Reeleita com apoio de movimentos sociais, que já cobram agenda de reformas, presidenta vê seu maior aliado legislativo acenar para oposição em busca de mais influência no governo

Antonio Cruz/ABr

Renan avisou que PNPS cairá no Senado; vice-presidente Michel Temer não assegura coesão do partido no apoio a Dilma

São Paulo – Tudo indica que Dilma Rousseff terá vida ainda mais difícil no Congresso em seu segundo mandato. Reeleita por uma estreita margem de votos, a presidenta terá que conciliar o apoio recebido de movimentos sociais no segundo turno, determinante para garantir a vitória, com acordos políticos a serem costurados com a base aliada, essenciais para que consiga governar. Aqui, o PMDB entra em cena.

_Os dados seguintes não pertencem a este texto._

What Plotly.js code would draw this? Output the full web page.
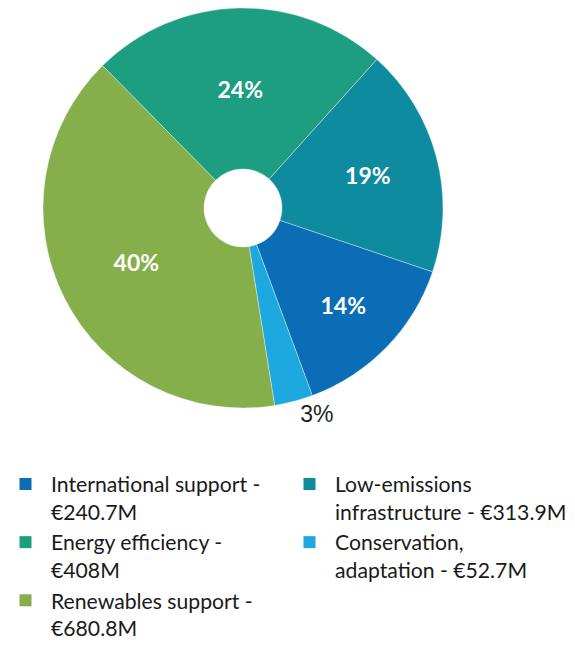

“O PMDB não ajuda muito na eleição, porque sempre esteve mais interessado em fortalecer sua própria base parlamentar e sua base nos estados, ganhando governos e prefeituras, do que em consolidar um projeto nacional”, resume Valeriano Costa, cientista político da Universidade de Campinas (Unicamp). “Mas tem peso depois da eleição, por causa de sua base grande no Congresso. É uma bancada heterogênea e não muito confiável, mas sem a qual o governo não poderia ir pra frente.”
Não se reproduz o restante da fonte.